Given problem: Locate the lines that hold the string "with". Copy every such line.

Records to process:

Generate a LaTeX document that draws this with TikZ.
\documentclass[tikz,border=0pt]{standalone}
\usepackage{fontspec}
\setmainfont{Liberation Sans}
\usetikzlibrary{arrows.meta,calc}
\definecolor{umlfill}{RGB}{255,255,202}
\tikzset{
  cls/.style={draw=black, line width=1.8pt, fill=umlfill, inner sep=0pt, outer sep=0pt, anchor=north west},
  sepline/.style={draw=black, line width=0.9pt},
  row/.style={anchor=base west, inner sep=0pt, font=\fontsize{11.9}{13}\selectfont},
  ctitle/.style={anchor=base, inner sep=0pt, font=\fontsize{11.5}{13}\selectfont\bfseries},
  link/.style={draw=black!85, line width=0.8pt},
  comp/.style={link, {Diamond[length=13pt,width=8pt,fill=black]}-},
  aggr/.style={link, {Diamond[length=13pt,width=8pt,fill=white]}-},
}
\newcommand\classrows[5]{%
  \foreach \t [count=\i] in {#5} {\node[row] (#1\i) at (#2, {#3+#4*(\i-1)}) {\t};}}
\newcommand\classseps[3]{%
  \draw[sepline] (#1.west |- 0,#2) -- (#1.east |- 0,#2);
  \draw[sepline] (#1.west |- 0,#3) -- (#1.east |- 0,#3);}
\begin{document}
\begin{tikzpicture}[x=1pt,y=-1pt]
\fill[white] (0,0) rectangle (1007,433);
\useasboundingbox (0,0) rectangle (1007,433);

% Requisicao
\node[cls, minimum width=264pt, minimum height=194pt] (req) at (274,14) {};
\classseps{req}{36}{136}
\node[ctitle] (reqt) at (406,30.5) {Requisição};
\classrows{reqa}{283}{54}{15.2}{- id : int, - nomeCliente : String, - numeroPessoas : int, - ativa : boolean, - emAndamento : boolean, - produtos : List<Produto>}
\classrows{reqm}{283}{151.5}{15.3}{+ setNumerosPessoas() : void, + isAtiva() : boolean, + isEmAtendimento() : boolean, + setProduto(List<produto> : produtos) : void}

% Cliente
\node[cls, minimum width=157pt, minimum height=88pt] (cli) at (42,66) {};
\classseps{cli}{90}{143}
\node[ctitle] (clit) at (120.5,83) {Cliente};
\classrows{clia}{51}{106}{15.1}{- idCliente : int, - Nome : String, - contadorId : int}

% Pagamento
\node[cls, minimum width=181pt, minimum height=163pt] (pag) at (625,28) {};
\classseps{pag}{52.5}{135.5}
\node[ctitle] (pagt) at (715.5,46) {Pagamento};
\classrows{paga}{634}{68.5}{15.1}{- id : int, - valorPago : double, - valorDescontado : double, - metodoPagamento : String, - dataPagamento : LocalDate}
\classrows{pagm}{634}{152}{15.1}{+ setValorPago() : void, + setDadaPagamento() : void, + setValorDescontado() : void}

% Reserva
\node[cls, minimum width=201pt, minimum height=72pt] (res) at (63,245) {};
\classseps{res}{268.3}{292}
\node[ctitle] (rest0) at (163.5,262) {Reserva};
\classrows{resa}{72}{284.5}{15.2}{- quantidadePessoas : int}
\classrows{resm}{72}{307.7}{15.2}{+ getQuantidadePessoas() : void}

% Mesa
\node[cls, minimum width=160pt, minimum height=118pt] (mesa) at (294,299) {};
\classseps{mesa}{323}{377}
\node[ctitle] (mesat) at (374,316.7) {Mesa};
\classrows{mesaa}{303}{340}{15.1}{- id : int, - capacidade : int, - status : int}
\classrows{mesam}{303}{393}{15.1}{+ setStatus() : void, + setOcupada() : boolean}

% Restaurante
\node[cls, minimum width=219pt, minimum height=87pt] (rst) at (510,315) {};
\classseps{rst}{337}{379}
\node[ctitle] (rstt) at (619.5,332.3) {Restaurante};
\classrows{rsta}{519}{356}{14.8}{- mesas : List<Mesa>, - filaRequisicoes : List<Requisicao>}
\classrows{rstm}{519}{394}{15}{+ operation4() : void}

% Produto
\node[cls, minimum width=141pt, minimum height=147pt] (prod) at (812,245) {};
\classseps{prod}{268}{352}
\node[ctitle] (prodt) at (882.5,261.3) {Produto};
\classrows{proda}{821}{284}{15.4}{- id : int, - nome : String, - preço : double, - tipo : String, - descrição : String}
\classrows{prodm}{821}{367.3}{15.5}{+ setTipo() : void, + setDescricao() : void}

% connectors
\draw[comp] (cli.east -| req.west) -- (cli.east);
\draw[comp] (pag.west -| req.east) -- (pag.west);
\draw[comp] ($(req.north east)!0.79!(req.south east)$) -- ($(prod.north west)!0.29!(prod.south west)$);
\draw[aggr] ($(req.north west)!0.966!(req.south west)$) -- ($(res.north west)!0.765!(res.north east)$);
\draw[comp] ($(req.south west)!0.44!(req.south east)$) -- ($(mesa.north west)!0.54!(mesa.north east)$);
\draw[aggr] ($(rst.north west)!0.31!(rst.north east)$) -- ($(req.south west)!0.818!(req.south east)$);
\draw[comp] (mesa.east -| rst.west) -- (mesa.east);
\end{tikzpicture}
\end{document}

--

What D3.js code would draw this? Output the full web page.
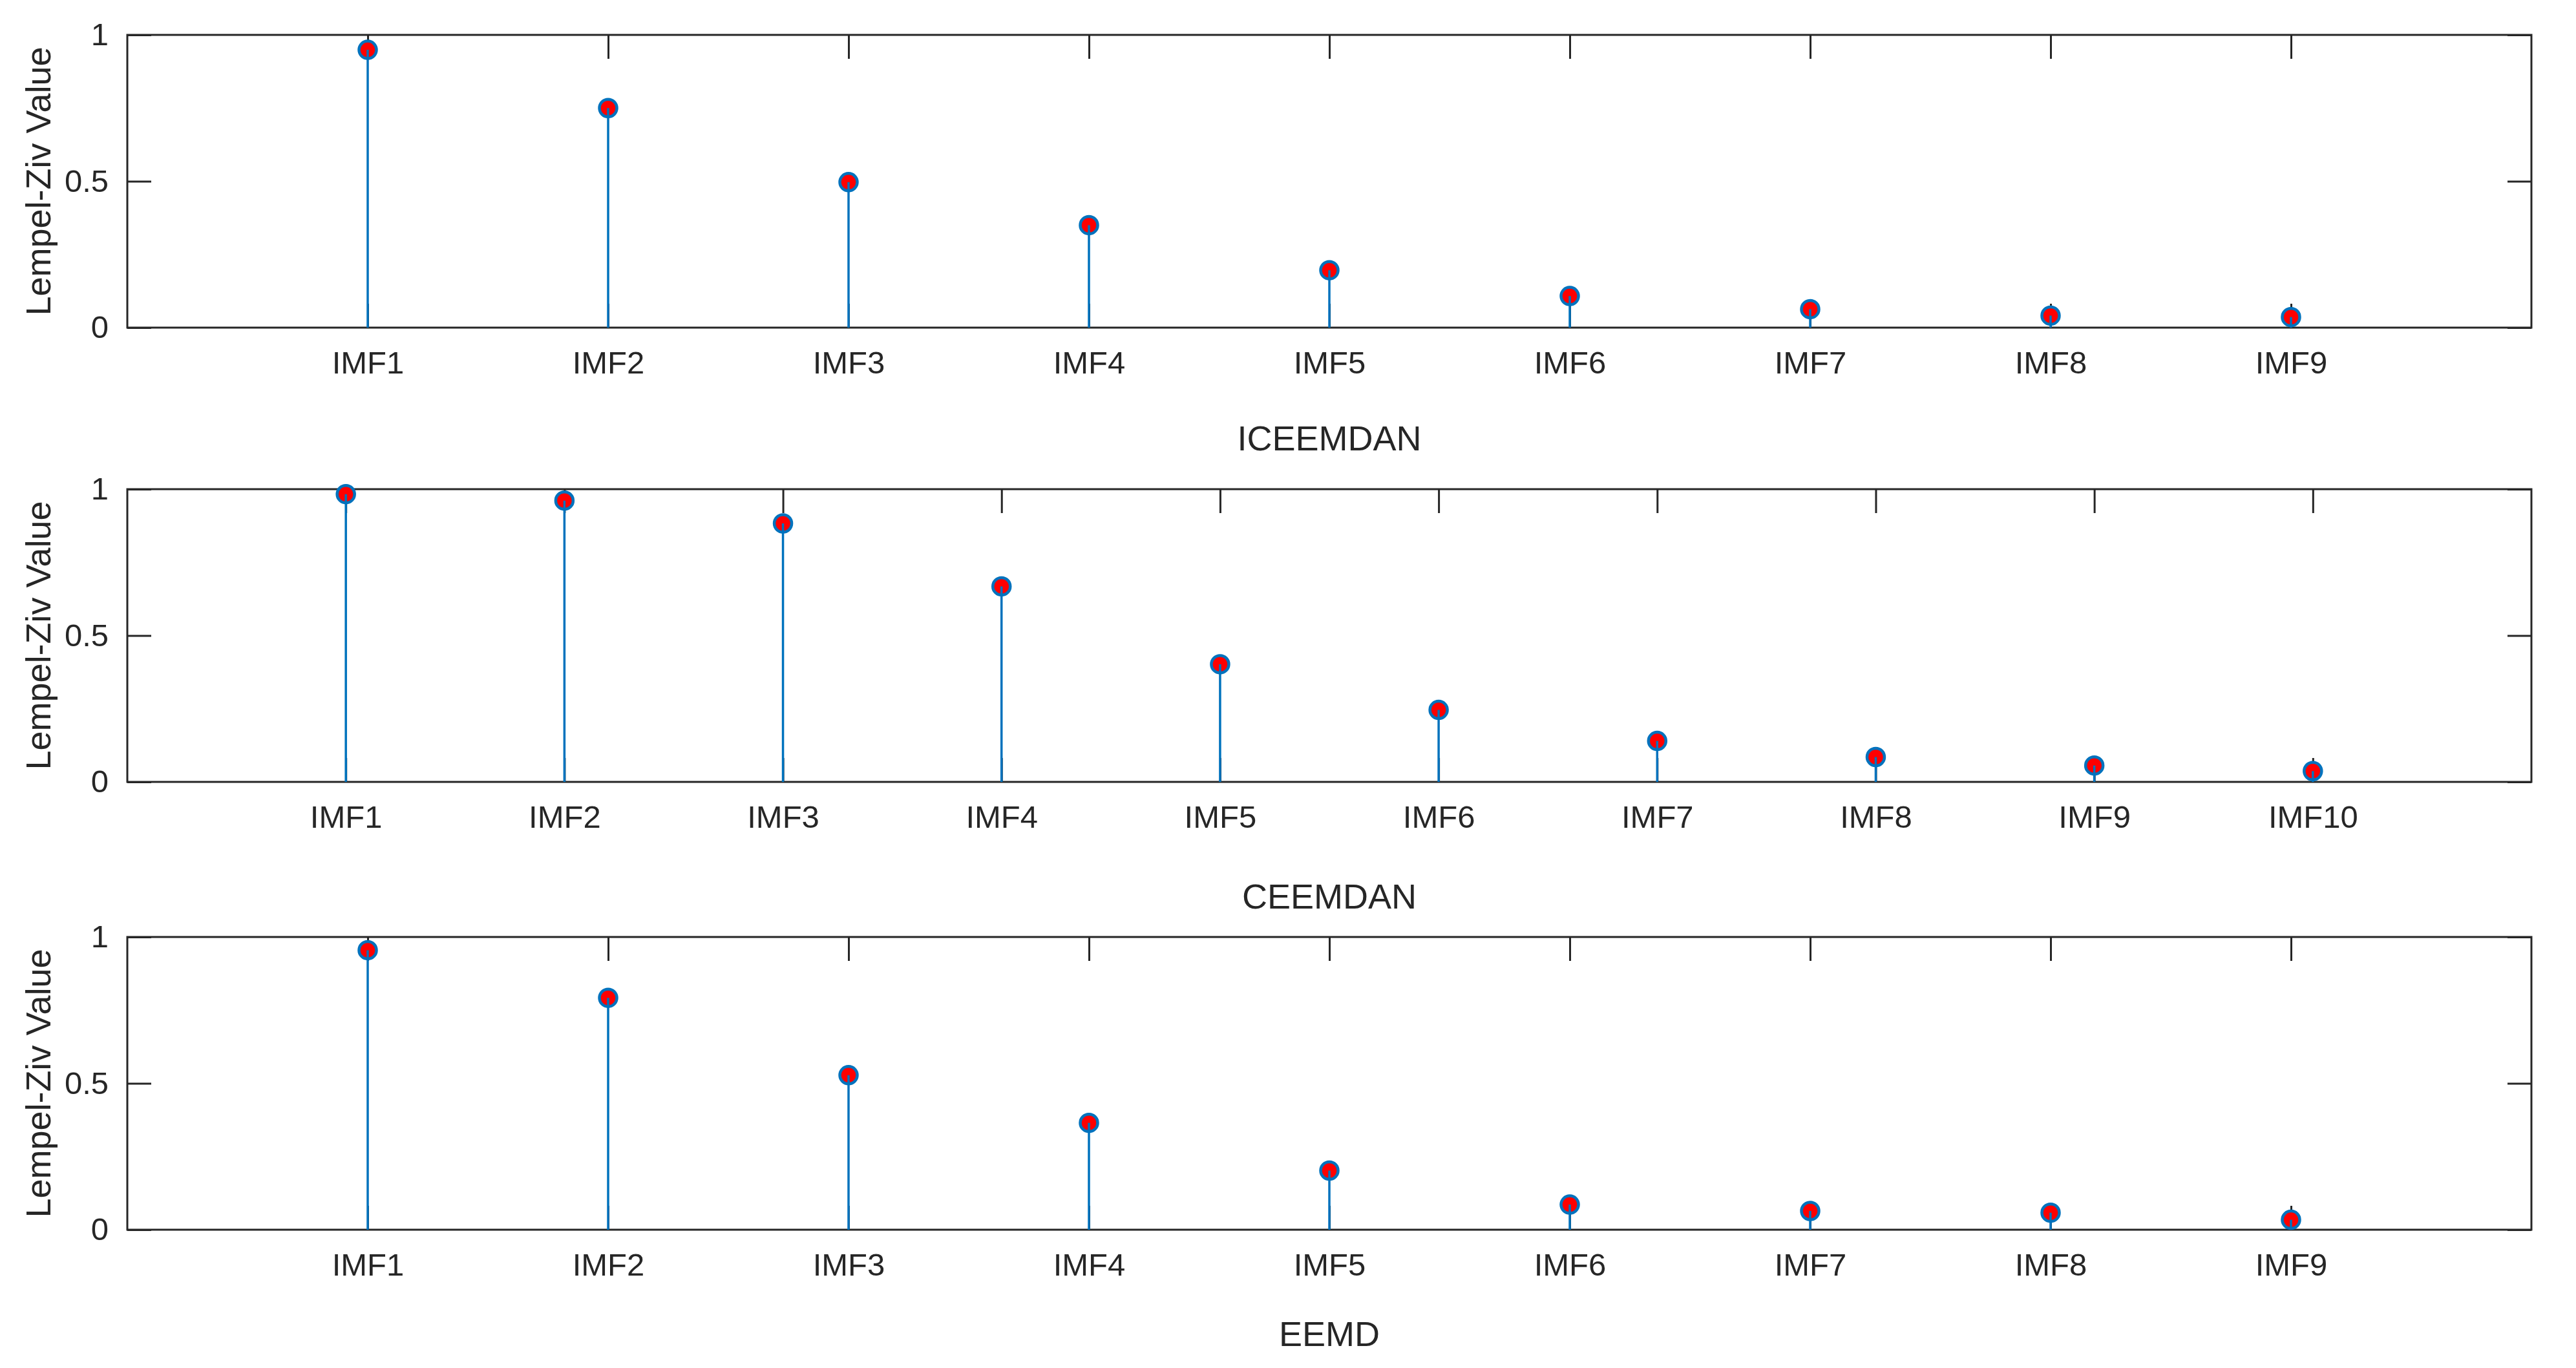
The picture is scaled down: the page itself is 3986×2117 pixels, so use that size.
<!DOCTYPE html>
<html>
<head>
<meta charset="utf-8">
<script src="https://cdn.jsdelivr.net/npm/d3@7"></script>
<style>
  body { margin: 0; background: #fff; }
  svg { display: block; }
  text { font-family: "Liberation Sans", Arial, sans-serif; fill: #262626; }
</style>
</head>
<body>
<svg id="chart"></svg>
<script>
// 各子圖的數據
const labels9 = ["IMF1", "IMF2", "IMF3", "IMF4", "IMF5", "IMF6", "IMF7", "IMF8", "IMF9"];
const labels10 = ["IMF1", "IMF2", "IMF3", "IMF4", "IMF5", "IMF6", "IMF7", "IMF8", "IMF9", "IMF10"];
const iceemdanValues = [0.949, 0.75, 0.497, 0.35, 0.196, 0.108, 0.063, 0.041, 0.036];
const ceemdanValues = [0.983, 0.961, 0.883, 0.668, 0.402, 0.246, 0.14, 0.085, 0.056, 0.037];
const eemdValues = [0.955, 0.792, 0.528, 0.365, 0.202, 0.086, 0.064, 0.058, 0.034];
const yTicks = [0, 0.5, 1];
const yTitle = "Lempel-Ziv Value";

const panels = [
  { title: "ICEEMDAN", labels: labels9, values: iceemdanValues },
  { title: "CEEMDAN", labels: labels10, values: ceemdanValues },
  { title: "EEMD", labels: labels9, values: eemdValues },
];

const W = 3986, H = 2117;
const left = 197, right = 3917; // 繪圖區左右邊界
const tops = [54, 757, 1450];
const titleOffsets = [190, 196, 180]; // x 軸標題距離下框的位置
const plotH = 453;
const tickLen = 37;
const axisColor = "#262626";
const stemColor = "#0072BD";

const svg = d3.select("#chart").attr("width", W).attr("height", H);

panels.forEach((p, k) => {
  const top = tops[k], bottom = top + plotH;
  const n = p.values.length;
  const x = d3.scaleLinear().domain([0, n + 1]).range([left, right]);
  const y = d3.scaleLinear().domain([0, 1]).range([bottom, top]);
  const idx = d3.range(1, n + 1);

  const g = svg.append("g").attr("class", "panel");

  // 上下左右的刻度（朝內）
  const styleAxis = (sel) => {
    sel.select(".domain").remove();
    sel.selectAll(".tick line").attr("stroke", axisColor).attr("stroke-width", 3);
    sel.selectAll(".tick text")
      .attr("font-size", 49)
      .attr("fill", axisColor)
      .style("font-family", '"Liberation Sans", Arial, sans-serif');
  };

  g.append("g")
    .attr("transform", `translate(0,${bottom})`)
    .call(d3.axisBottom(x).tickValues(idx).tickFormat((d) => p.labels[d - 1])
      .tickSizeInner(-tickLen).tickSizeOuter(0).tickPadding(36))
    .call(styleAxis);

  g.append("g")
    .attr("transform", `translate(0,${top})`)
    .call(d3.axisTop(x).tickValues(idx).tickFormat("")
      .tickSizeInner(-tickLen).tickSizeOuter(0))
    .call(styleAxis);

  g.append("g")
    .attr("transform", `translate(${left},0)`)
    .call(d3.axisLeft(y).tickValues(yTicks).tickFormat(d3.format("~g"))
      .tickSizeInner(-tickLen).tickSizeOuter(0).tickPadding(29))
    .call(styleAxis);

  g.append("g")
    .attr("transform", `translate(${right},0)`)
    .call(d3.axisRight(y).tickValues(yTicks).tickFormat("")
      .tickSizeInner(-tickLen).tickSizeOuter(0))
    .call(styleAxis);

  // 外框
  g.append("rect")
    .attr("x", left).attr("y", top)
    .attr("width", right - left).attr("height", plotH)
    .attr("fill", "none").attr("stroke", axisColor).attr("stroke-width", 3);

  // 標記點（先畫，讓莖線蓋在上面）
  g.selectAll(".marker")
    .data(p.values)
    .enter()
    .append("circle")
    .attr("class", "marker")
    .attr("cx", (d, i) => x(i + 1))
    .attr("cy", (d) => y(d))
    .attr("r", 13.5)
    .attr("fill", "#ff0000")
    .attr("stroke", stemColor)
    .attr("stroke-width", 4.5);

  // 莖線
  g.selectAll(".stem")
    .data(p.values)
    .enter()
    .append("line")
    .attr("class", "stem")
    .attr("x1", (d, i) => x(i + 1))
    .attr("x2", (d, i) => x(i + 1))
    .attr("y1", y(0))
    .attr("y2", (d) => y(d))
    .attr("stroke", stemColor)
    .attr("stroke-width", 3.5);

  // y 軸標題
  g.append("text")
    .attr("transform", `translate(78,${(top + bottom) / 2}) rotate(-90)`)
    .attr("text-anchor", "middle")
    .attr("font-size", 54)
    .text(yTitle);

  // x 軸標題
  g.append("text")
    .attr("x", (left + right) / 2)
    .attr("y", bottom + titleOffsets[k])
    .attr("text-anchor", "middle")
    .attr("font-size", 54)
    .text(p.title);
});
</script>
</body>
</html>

--

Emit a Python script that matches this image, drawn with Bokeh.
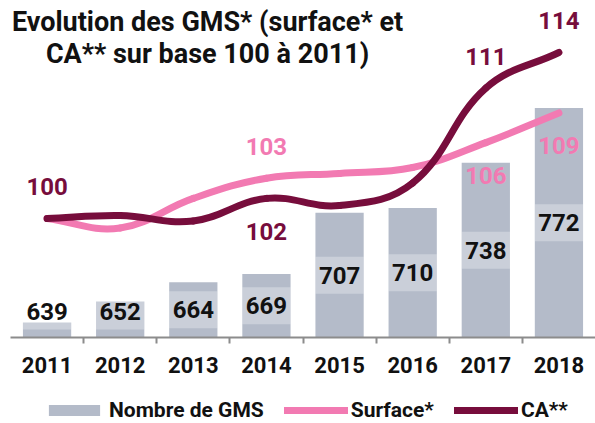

Response to the exercise:
Generate a LaTeX document that draws this with TikZ.
Emit a Python script that matches this image, drawn with Bokeh.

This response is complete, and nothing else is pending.